Small savings schemes are designed to provide safe and attractive investment options for an individual. These schemes are operated through a large number of post offices and public sector banks spread throughout the country. They have been a great mode of savings for many people. Even high net worth individuals dedicate some proportion of their portfolio towards these schemes in order to have stability in their portfolio.

What are the investment instruments available under the small savings scheme? 

  • Post Office Time Deposits: The post office time deposit is similar to normal fixed deposits banks offer, where you save money for a definite time period, earning a guaranteed return through the tenure of the deposit. The objective of this savings scheme is to protect the capital of an investor. In case of the unfortunate demise of the investor, the account can be continued or closed. If closed, interest is paid as if the account was closed prematurely. The current rates compounded quarterly but paid annually or at maturity, are mentioned below.

Instrument   

Rate of interest  

1-Year Time Deposit  

5.5%  

2-Year Time Deposit  

5.5%  

3-Year Time Deposit  

5.5%  

5-Year Time Deposit   

6.7%  

  • Post Office Monthly Income Scheme (POMIS): The Post Office Monthly Income Scheme (MIS) is a low-risk investment scheme offering steady income and, hence, is suited for conservative investors and senior citizens. This scheme is government-backed, which is why its the safest investment instrument. It is one of the small savings investment schemes wherein you can start investing with a minimal amount of Rs 1000. The prevailing rate of interest on POMIS is 6.6% compounded monthly.

  • National Savings Certificate (NSC): NSC is the only scheme wherein not only the initial deposit but also the interest for the four years, out of its term of five years, and also enjoys the deduction u/s80C. There is no upper limit on the amount of investment. The certificates are available in the denominations of Rs 100, Rs 500, Rs 1,000 and Rs 10,000. The prevailing interest rate of NSC is 6.8% compounded annually.

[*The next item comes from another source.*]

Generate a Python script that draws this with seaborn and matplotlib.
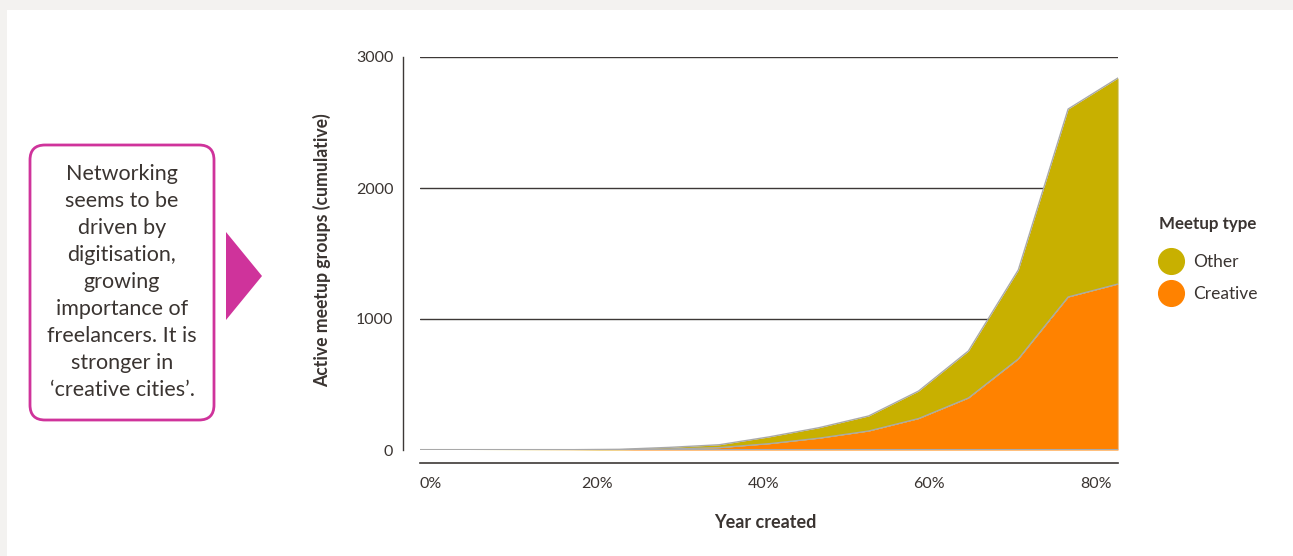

  • Kisan Vikas Patra (KVP): Any Indian citizen above 18 years can purchase KVP. Minimum investment id Rs 1,000 and there is no upper limit specified. The deposit shall mature on the maturity period prescribed by the Ministry of Finance from time to time as applicable on the date of deposit. Any number of accounts can be opened under the scheme. The prevailing interest rate of the scheme is 6.9% compounded annually.

  • Public Provident Fund (PPF): The PPF account can be operated by any individual, either on his own behalf or on behalf of a minor of whom he is the guardian or on behalf of Hindu Undivided Family (HUF). The minimum annual investment required is only Rs 500 per annum, giving the investor freedom to invest as per his discretion and available resources. The maximum annual limit of investment is Rs 1,50,000 per annum. An investor has to at least invest a minimum amount every year in his account in order to keep the PPF account active. PPF have a lock-in period of 15 years. On maturity, the investor has the option of withdrawing the proceeds and close the account or extend the account for a block of five years or continue without contribution. The prevailing interest of this scheme is 7.1% compounded annually.

Final Thoughts

An individual should assess their investment requirement and investment horizon and then further decide to invest in these schemes as they offer a variety of options along with different benefits.